An exact copy of all the data is required, with pictures left out.

MATERIAL PROVIDED:
------------------------------
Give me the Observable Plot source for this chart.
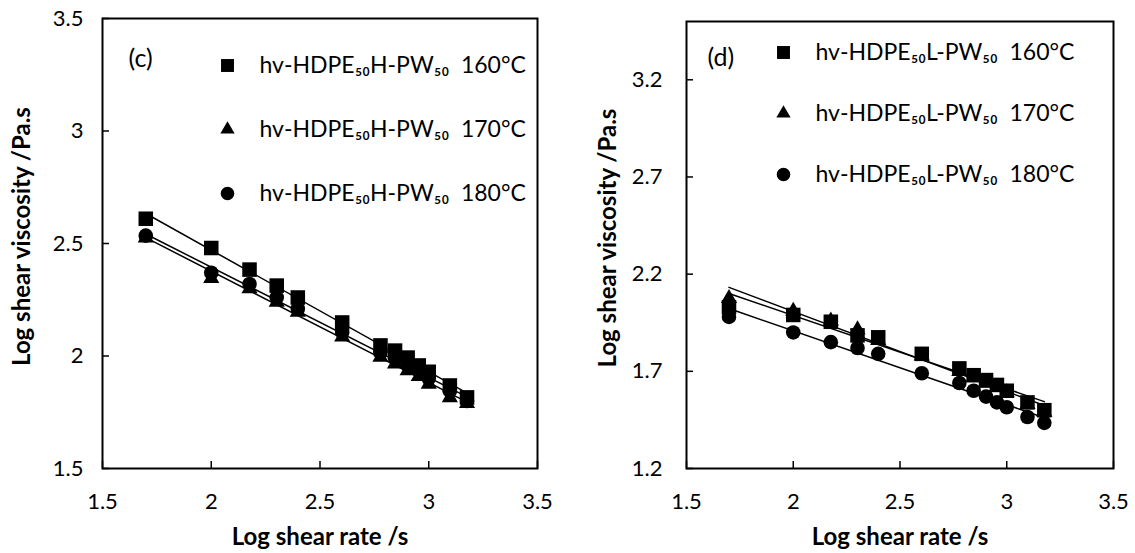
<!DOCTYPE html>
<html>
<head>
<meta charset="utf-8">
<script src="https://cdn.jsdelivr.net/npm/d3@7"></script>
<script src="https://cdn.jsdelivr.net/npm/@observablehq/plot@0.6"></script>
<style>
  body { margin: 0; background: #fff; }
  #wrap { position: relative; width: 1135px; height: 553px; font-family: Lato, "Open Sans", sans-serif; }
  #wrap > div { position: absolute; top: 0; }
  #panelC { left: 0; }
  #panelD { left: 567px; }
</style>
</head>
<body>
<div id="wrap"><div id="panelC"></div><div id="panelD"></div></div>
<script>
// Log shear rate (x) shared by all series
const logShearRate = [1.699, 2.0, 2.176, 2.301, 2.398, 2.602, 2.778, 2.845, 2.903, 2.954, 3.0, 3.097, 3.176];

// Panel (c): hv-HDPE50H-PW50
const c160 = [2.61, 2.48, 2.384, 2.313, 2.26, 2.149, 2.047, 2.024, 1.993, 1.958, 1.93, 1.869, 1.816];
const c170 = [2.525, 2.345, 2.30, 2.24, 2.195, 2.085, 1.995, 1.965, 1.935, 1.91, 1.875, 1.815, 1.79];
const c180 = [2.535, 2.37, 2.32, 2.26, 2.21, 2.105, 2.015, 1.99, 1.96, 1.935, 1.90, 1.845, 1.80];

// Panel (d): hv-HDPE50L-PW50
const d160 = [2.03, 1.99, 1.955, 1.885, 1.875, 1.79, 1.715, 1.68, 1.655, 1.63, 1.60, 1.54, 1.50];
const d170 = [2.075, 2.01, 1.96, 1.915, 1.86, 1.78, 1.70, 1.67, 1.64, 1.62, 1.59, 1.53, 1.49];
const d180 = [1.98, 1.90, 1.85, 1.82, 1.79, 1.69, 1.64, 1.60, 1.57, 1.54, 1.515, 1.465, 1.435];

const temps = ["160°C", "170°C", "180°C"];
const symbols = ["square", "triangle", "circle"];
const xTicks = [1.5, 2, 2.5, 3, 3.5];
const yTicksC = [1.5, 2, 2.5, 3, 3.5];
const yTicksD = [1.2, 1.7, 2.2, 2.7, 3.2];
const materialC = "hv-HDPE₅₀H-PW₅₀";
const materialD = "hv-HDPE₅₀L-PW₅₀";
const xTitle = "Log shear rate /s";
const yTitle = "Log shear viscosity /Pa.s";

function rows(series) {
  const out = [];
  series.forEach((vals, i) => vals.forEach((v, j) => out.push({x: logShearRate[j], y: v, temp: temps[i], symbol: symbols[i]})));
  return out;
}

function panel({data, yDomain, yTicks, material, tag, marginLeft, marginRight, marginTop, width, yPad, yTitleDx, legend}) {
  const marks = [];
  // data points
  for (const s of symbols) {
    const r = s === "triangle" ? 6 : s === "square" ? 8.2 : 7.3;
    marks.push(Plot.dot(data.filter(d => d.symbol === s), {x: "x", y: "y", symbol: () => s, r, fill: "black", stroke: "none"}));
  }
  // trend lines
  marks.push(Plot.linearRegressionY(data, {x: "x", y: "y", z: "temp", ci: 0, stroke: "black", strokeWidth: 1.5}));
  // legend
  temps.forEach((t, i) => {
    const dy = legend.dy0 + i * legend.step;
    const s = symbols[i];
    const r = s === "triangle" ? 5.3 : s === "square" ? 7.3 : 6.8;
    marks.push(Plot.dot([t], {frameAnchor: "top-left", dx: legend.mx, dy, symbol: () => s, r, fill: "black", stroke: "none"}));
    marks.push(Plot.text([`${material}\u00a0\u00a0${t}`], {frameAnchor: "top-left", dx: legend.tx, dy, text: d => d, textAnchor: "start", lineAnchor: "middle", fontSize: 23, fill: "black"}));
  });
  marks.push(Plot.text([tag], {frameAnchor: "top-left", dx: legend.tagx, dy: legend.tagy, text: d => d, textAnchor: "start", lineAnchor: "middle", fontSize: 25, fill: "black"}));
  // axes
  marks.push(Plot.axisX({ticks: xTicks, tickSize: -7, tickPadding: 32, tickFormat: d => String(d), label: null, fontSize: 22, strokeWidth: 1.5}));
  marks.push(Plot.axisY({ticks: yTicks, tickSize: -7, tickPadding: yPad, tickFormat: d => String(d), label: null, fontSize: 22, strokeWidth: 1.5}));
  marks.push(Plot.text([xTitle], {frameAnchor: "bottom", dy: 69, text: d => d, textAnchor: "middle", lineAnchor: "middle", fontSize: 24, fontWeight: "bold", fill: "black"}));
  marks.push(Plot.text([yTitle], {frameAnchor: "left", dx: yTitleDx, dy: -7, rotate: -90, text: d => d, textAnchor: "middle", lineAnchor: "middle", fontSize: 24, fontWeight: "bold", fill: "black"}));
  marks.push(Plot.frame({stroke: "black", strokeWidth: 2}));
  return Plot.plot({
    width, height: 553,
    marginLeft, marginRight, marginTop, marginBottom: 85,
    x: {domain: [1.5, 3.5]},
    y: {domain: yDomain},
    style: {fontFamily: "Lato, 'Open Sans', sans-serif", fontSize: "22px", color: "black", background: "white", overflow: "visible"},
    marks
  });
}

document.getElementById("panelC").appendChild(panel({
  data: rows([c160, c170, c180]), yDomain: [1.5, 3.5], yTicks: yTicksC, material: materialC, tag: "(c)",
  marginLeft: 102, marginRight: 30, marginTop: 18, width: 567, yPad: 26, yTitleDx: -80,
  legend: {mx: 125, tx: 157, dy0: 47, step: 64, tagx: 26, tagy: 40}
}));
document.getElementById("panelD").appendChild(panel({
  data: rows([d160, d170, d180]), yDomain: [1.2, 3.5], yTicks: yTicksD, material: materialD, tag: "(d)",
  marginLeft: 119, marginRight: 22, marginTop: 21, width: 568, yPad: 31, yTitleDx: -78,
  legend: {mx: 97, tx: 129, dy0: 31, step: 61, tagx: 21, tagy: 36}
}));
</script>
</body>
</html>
------------------------------
THE COMPLETED TASK:
Give me the Observable Plot source for this chart.
<!DOCTYPE html>
<html>
<head>
<meta charset="utf-8">
<script src="https://cdn.jsdelivr.net/npm/d3@7"></script>
<script src="https://cdn.jsdelivr.net/npm/@observablehq/plot@0.6"></script>
<style>
  body { margin: 0; background: #fff; }
  #wrap { position: relative; width: 1135px; height: 553px; font-family: Lato, "Open Sans", sans-serif; }
  #wrap > div { position: absolute; top: 0; }
  #panelC { left: 0; }
  #panelD { left: 567px; }
</style>
</head>
<body>
<div id="wrap"><div id="panelC"></div><div id="panelD"></div></div>
<script>
// Log shear rate (x) shared by all series
const logShearRate = [1.699, 2.0, 2.176, 2.301, 2.398, 2.602, 2.778, 2.845, 2.903, 2.954, 3.0, 3.097, 3.176];

// Panel (c): hv-HDPE50H-PW50
const c160 = [2.61, 2.48, 2.384, 2.313, 2.26, 2.149, 2.047, 2.024, 1.993, 1.958, 1.93, 1.869, 1.816];
const c170 = [2.525, 2.345, 2.30, 2.24, 2.195, 2.085, 1.995, 1.965, 1.935, 1.91, 1.875, 1.815, 1.79];
const c180 = [2.535, 2.37, 2.32, 2.26, 2.21, 2.105, 2.015, 1.99, 1.96, 1.935, 1.90, 1.845, 1.80];

// Panel (d): hv-HDPE50L-PW50
const d160 = [2.03, 1.99, 1.955, 1.885, 1.875, 1.79, 1.715, 1.68, 1.655, 1.63, 1.60, 1.54, 1.50];
const d170 = [2.075, 2.01, 1.96, 1.915, 1.86, 1.78, 1.70, 1.67, 1.64, 1.62, 1.59, 1.53, 1.49];
const d180 = [1.98, 1.90, 1.85, 1.82, 1.79, 1.69, 1.64, 1.60, 1.57, 1.54, 1.515, 1.465, 1.435];

const temps = ["160°C", "170°C", "180°C"];
const symbols = ["square", "triangle", "circle"];
const xTicks = [1.5, 2, 2.5, 3, 3.5];
const yTicksC = [1.5, 2, 2.5, 3, 3.5];
const yTicksD = [1.2, 1.7, 2.2, 2.7, 3.2];
const materialC = "hv-HDPE₅₀H-PW₅₀";
const materialD = "hv-HDPE₅₀L-PW₅₀";
const xTitle = "Log shear rate /s";
const yTitle = "Log shear viscosity /Pa.s";

function rows(series) {
  const out = [];
  series.forEach((vals, i) => vals.forEach((v, j) => out.push({x: logShearRate[j], y: v, temp: temps[i], symbol: symbols[i]})));
  return out;
}

function panel({data, yDomain, yTicks, material, tag, marginLeft, marginRight, marginTop, width, yPad, yTitleDx, legend}) {
  const marks = [];
  // data points
  for (const s of symbols) {
    const r = s === "triangle" ? 6 : s === "square" ? 8.2 : 7.3;
    marks.push(Plot.dot(data.filter(d => d.symbol === s), {x: "x", y: "y", symbol: () => s, r, fill: "black", stroke: "none"}));
  }
  // trend lines
  marks.push(Plot.linearRegressionY(data, {x: "x", y: "y", z: "temp", ci: 0, stroke: "black", strokeWidth: 1.5}));
  // legend
  temps.forEach((t, i) => {
    const dy = legend.dy0 + i * legend.step;
    const s = symbols[i];
    const r = s === "triangle" ? 5.3 : s === "square" ? 7.3 : 6.8;
    marks.push(Plot.dot([t], {frameAnchor: "top-left", dx: legend.mx, dy, symbol: () => s, r, fill: "black", stroke: "none"}));
    marks.push(Plot.text([`${material}\u00a0\u00a0${t}`], {frameAnchor: "top-left", dx: legend.tx, dy, text: d => d, textAnchor: "start", lineAnchor: "middle", fontSize: 23, fill: "black"}));
  });
  marks.push(Plot.text([tag], {frameAnchor: "top-left", dx: legend.tagx, dy: legend.tagy, text: d => d, textAnchor: "start", lineAnchor: "middle", fontSize: 25, fill: "black"}));
  // axes
  marks.push(Plot.axisX({ticks: xTicks, tickSize: -7, tickPadding: 32, tickFormat: d => String(d), label: null, fontSize: 22, strokeWidth: 1.5}));
  marks.push(Plot.axisY({ticks: yTicks, tickSize: -7, tickPadding: yPad, tickFormat: d => String(d), label: null, fontSize: 22, strokeWidth: 1.5}));
  marks.push(Plot.text([xTitle], {frameAnchor: "bottom", dy: 69, text: d => d, textAnchor: "middle", lineAnchor: "middle", fontSize: 24, fontWeight: "bold", fill: "black"}));
  marks.push(Plot.text([yTitle], {frameAnchor: "left", dx: yTitleDx, dy: -7, rotate: -90, text: d => d, textAnchor: "middle", lineAnchor: "middle", fontSize: 24, fontWeight: "bold", fill: "black"}));
  marks.push(Plot.frame({stroke: "black", strokeWidth: 2}));
  return Plot.plot({
    width, height: 553,
    marginLeft, marginRight, marginTop, marginBottom: 85,
    x: {domain: [1.5, 3.5]},
    y: {domain: yDomain},
    style: {fontFamily: "Lato, 'Open Sans', sans-serif", fontSize: "22px", color: "black", background: "white", overflow: "visible"},
    marks
  });
}

document.getElementById("panelC").appendChild(panel({
  data: rows([c160, c170, c180]), yDomain: [1.5, 3.5], yTicks: yTicksC, material: materialC, tag: "(c)",
  marginLeft: 102, marginRight: 30, marginTop: 18, width: 567, yPad: 26, yTitleDx: -80,
  legend: {mx: 125, tx: 157, dy0: 47, step: 64, tagx: 26, tagy: 40}
}));
document.getElementById("panelD").appendChild(panel({
  data: rows([d160, d170, d180]), yDomain: [1.2, 3.5], yTicks: yTicksD, material: materialD, tag: "(d)",
  marginLeft: 119, marginRight: 22, marginTop: 21, width: 568, yPad: 31, yTitleDx: -78,
  legend: {mx: 97, tx: 129, dy0: 31, step: 61, tagx: 21, tagy: 36}
}));
</script>
</body>
</html>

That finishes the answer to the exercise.